### Work to be completed:
Retype exactly what runs from the first line of the data to the line with "const STEP = 0.5;", keeping both of those lines and skipping pictures.

* * *

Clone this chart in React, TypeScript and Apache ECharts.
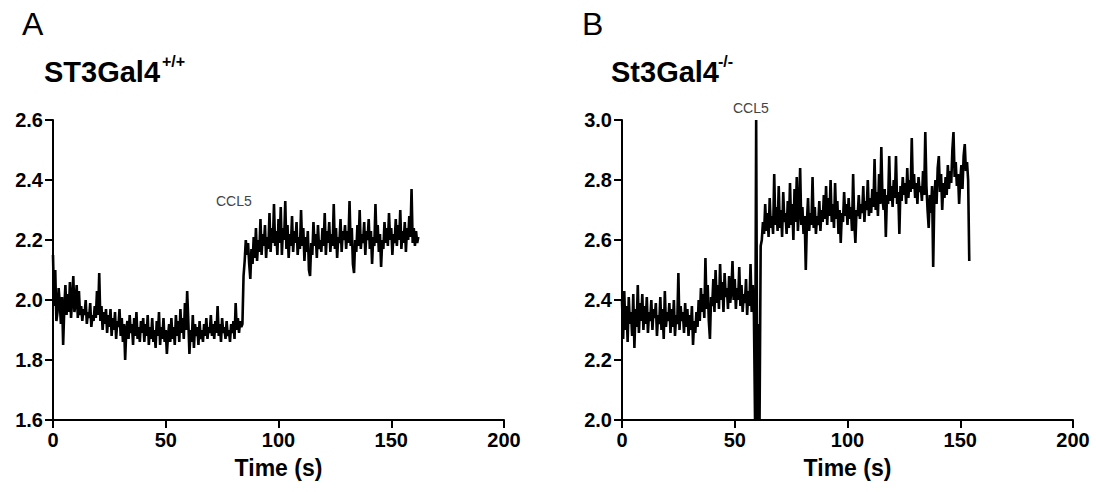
import React, { useEffect, useRef } from "react";
import * as echarts from "echarts";

// sampling step of both traces (seconds)
const STEP = 0.5;

// ST3Gal4 +/+ trace, one value every 0.5 s from t = 0 to 162 s
const wildTypeValues = [
  2.15, 1.98, 2.10, 1.93, 1.96, 2.04, 1.99, 1.92, 2.01, 1.85, 1.97, 2.05, 1.95, 2.02, 1.96, 2.06, 1.94, 2.00, 2.08, 1.96,
  1.99, 2.05, 1.94, 2.03, 1.95, 1.98, 1.93, 1.97, 1.95, 2.00, 1.92, 1.96, 1.94, 1.99, 1.91, 1.95, 1.93, 1.98, 1.94, 2.03,
  1.95, 2.09, 1.93, 1.98, 1.90, 1.96, 1.92, 1.97, 1.89, 1.95, 1.91, 1.97, 1.88, 1.94, 1.90, 1.96, 1.87, 1.93, 1.91, 1.97,
  1.88, 1.94, 1.86, 1.92, 1.80, 1.90, 1.93, 1.87, 1.95, 1.89, 1.92, 1.85, 1.94, 1.88, 1.96, 1.87, 1.91, 1.86, 1.93, 1.89,
  1.94, 1.86, 1.92, 1.88, 1.95, 1.85, 1.91, 1.87, 1.94, 1.86, 1.90, 1.84, 1.93, 1.88, 1.96, 1.85, 1.91, 1.87, 1.94, 1.86,
  1.90, 1.82, 1.88, 1.92, 1.86, 1.94, 1.87, 1.91, 1.85, 1.95, 1.88, 1.93, 1.86, 1.97, 1.89, 1.94, 1.87, 1.99, 1.90, 2.03,
  1.93, 1.82, 1.90, 1.86, 1.95, 1.84, 1.92, 1.88, 1.91, 1.85, 1.93, 1.87, 1.90, 1.86, 1.92, 1.88, 1.94, 1.87, 1.91, 1.89,
  1.95, 1.88, 1.92, 1.87, 1.93, 1.89, 1.98, 1.88, 1.92, 1.86, 1.94, 1.89, 1.91, 1.87, 1.93, 1.88, 1.90, 1.86, 1.92, 1.89,
  1.93, 1.87, 1.99, 1.90, 1.94, 1.89, 1.93, 1.91, 1.92, 2.08, 2.13, 2.20, 2.15, 2.19, 2.12, 2.07, 2.17, 2.12, 2.21, 2.14,
  2.24, 2.13, 2.20, 2.16, 2.27, 2.15, 2.22, 2.18, 2.25, 2.14, 2.21, 2.17, 2.29, 2.16, 2.24, 2.19, 2.32, 2.18, 2.23, 2.15,
  2.27, 2.19, 2.31, 2.15, 2.24, 2.20, 2.33, 2.17, 2.25, 2.14, 2.22, 2.18, 2.28, 2.16, 2.23, 2.19, 2.26, 2.15, 2.21, 2.17,
  2.30, 2.18, 2.24, 2.13, 2.21, 2.16, 2.23, 2.10, 2.08, 2.19, 2.15, 2.26, 2.18, 2.22, 2.14, 2.25, 2.17, 2.20, 2.16, 2.24,
  2.18, 2.29, 2.15, 2.23, 2.19, 2.26, 2.16, 2.22, 2.18, 2.32, 2.17, 2.24, 2.14, 2.21, 2.19, 2.27, 2.16, 2.23, 2.20, 2.25,
  2.17, 2.23, 2.19, 2.33, 2.18, 2.24, 2.12, 2.09, 2.20, 2.16, 2.25, 2.18, 2.30, 2.17, 2.22, 2.19, 2.26, 2.15, 2.23, 2.20,
  2.27, 2.17, 2.23, 2.12, 2.21, 2.18, 2.32, 2.19, 2.25, 2.16, 2.22, 2.11, 2.20, 2.17, 2.26, 2.19, 2.24, 2.18, 2.29, 2.20,
  2.24, 2.15, 2.22, 2.19, 2.27, 2.18, 2.25, 2.20, 2.30, 2.17, 2.23, 2.19, 2.26, 2.16, 2.24, 2.20, 2.28, 2.21, 2.37, 2.19,
  2.24, 2.18, 2.23, 2.19, 2.21,
];

// St3Gal4 -/- trace, one value every 0.5 s from t = 0 to 154 s
const knockoutValues = [
  2.40, 2.27, 2.43, 2.30, 2.38, 2.26, 2.41, 2.32, 2.36, 2.28, 2.42, 2.24, 2.37, 2.31, 2.45, 2.29, 2.39, 2.33, 2.42, 2.30,
  2.38, 2.32, 2.41, 2.29, 2.36, 2.33, 2.40, 2.30, 2.37, 2.34, 2.39, 2.28, 2.35, 2.32, 2.41, 2.30, 2.37, 2.27, 2.43, 2.31,
  2.36, 2.33, 2.39, 2.29, 2.37, 2.31, 2.40, 2.28, 2.35, 2.32, 2.49, 2.30, 2.38, 2.33, 2.36, 2.29, 2.39, 2.31, 2.37, 2.28,
  2.35, 2.30, 2.38, 2.25, 2.33, 2.29, 2.36, 2.31, 2.40, 2.33, 2.44, 2.36, 2.42, 2.34, 2.54, 2.37, 2.45, 2.33, 2.27, 2.41,
  2.38, 2.47, 2.36, 2.50, 2.39, 2.45, 2.37, 2.52, 2.40, 2.46, 2.36, 2.49, 2.41, 2.44, 2.37, 2.48, 2.39, 2.43, 2.53, 2.40,
  2.47, 2.37, 2.44, 2.40, 2.51, 2.38, 2.45, 2.36, 2.42, 2.39, 2.47, 2.35, 2.43, 2.38, 2.52, 2.36, 2.45, 2.35, 2.00, 3.00,
  2.00, 2.32, 2.00, 2.58, 2.60, 2.66, 2.62, 2.72, 2.63, 2.69, 2.61, 2.74, 2.64, 2.68, 2.62, 2.82, 2.65, 2.71, 2.63, 2.78,
  2.64, 2.70, 2.61, 2.76, 2.66, 2.69, 2.62, 2.73, 2.64, 2.79, 2.65, 2.72, 2.60, 2.77, 2.66, 2.81, 2.63, 2.70, 2.84, 2.65,
  2.71, 2.62, 2.68, 2.50, 2.66, 2.74, 2.63, 2.69, 2.65, 2.81, 2.64, 2.71, 2.62, 2.68, 2.65, 2.73, 2.63, 2.70, 2.66, 2.75,
  2.67, 2.78, 2.65, 2.74, 2.68, 2.80, 2.66, 2.72, 2.64, 2.79, 2.67, 2.73, 2.62, 2.70, 2.59, 2.69, 2.66, 2.76, 2.68, 2.72,
  2.65, 2.74, 2.67, 2.71, 2.63, 2.82, 2.66, 2.59, 2.70, 2.68, 2.75, 2.67, 2.72, 2.69, 2.78, 2.66, 2.73, 2.70, 2.80, 2.68,
  2.74, 2.69, 2.77, 2.71, 2.87, 2.70, 2.76, 2.68, 2.82, 2.72, 2.91, 2.74, 2.70, 2.77, 2.61, 2.75, 2.72, 2.88, 2.73, 2.78,
  2.71, 2.80, 2.74, 2.88, 2.72, 2.76, 2.62, 2.78, 2.73, 2.81, 2.75, 2.79, 2.72, 2.84, 2.74, 2.80, 2.76, 2.94, 2.77, 2.82,
  2.74, 2.79, 2.72, 2.81, 2.76, 2.78, 2.73, 2.83, 2.75, 2.96, 2.78, 2.70, 2.64, 2.75, 2.69, 2.78, 2.51, 2.74, 2.80, 2.72,
  2.84, 2.88, 2.76, 2.82, 2.70, 2.79, 2.74, 2.81, 2.75, 2.85, 2.77, 2.83, 2.79, 2.90, 2.96, 2.81, 2.86, 2.78, 2.82, 2.72,
  2.80, 2.85, 2.77, 2.88, 2.92, 2.83, 2.86, 2.80, 2.53,
];

const panelLetters = ["A", "B"];
const panelTitles = ["ST3Gal4", "St3Gal4"];
const panelSuperscripts = ["+/+", "-/-"];
const stimulusLabel = "CCL5";
const xAxisTitle = "Time (s)";
const xRange = [0, 200, 50];
const yRanges = [
  [1.6, 2.6, 0.2],
  [2.0, 3.0, 0.2],
];

const FONT = "'Liberation Sans', Arial, sans-serif";

const toPairs = (vals: number[]) => vals.map((v, i) => [i * STEP, v]);

export default function App() {
  const ref = useRef<HTMLDivElement>(null);

  useEffect(() => {
    if (!ref.current) return;
    const chart = echarts.init(ref.current, null, { renderer: "svg" });

    const grids = [
      { left: 53, top: 120, width: 451, height: 300 },
      { left: 622, top: 120, width: 451, height: 300 },
    ];

    const axisLine = { show: true, lineStyle: { color: "#000", width: 2 } };
    const axisTick = { show: true, inside: false, length: 8, lineStyle: { color: "#000", width: 2 } };

    const xAxes = grids.map((_, i) => ({
      type: "value",
      gridIndex: i,
      min: xRange[0],
      max: xRange[1],
      interval: xRange[2],
      axisLine,
      axisTick,
      splitLine: { show: false },
      axisLabel: { color: "#000", fontSize: 20, fontWeight: "bold", fontFamily: FONT, margin: 10 },
      name: xAxisTitle,
      nameLocation: "middle",
      nameGap: 36,
      nameTextStyle: { color: "#000", fontSize: 23, fontWeight: "bold", fontFamily: FONT, verticalAlign: "top" },
    }));

    const yAxes = grids.map((_, i) => ({
      type: "value",
      gridIndex: i,
      min: yRanges[i][0],
      max: yRanges[i][1],
      interval: yRanges[i][2],
      axisLine,
      axisTick,
      splitLine: { show: false },
      axisLabel: {
        color: "#000",
        fontSize: 20,
        fontWeight: "bold",
        fontFamily: FONT,
        margin: 10,
        formatter: (v: number) => v.toFixed(1),
      },
    }));

    const graphics: any[] = [];
    const letterX = [22, 582];
    const titleX = [44, 611];
    const supX = [162, 718];
    for (let i = 0; i < 2; i++) {
      graphics.push({
        type: "text",
        left: letterX[i],
        top: 8,
        style: { text: panelLetters[i], fontSize: 32, fontFamily: FONT, fill: "#000" },
      });
      graphics.push({
        type: "text",
        left: titleX[i],
        top: 57,
        style: { text: panelTitles[i], fontSize: 29, fontWeight: "bold", fontFamily: FONT, fill: "#000" },
      });
      graphics.push({
        type: "text",
        left: supX[i],
        top: 53,
        style: { text: panelSuperscripts[i], fontSize: 16, fontWeight: "bold", fontFamily: FONT, fill: "#000" },
      });
    }
    graphics.push({
      type: "text",
      left: 216,
      top: 194,
      style: { text: stimulusLabel, fontSize: 14, fontFamily: FONT, fill: "#444" },
    });
    graphics.push({
      type: "text",
      left: 733,
      top: 101,
      style: { text: stimulusLabel, fontSize: 14, fontFamily: FONT, fill: "#444" },
    });

    const traces = [wildTypeValues, knockoutValues];

    chart.setOption({
      animation: false,
      backgroundColor: "#fff",
      grid: grids,
      xAxis: xAxes,
      yAxis: yAxes,
      graphic: graphics,
      series: traces.map((vals, i) => ({
        type: "line",
        xAxisIndex: i,
        yAxisIndex: i,
        data: toPairs(vals),
        showSymbol: false,
        symbol: "none",
        lineStyle: { color: "#000", width: 2.6 },
        clip: false,
      })),
    });

    return () => chart.dispose();
  }, []);

  return (
    <div
      ref={ref}
      style={{ position: "absolute", left: 0, top: 0, width: 1096, height: 492 }}
    />
  );
}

* * *

### Reply:
Clone this chart in React, TypeScript and Apache ECharts.
import React, { useEffect, useRef } from "react";
import * as echarts from "echarts";

// sampling step of both traces (seconds)
const STEP = 0.5;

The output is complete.